Remove null value from Opcode #18
Description
After the Rust language designers carefully removed nulls from the language, I went and added my own. It turns out that Option<T>
is often larger than T
, and tables with 32-bit or smaller entries can double in size when using Option<T>
.
C-like Opcode
enum
The Opcode
enum in the generated opcodes.rs
file contains an explicit null value:
pub enum Opcode {
/// An invalid opcode.
NotAnOpcode,
/// `jump EBB, args`. (Jump)
Jump,
/// `brz c, EBB, args`. (Branch)
/// Type inferred from `c`.
Brz,
...
}
With the current opcodes, Opcode
is a single byte, but Option<Opcode>
is two bytes.
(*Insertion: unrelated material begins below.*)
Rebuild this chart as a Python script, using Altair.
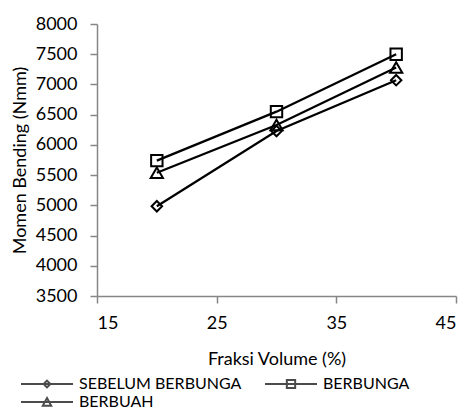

We use the explicit null to indicate the empty slots in a precomputed hash table:
const OPCODE_HASH_TABLE: [Opcode; 128] = [
Opcode::Imul,
Opcode::Fsub,
Opcode::IconcatLohi,
Opcode::Sshr,
Opcode::Fmaxnum,
Opcode::NotAnOpcode,
Opcode::Nearest,
...
}
This table would double in size if we used Option<Opcode>
. Since this table is only used by the parser when mapping strings to opcodes, perhaps we should just bite the bullet and use an Option<Opcode>
here. Hopefully, the Rust compiler will soon learn how to represent this sum type efficiently. It's one of the easier nested enum optimizations.
Encoding tables also use NotAnOpcode
currently. These tables are more critical to keep small, but there may be an alternative representation of the empty slots.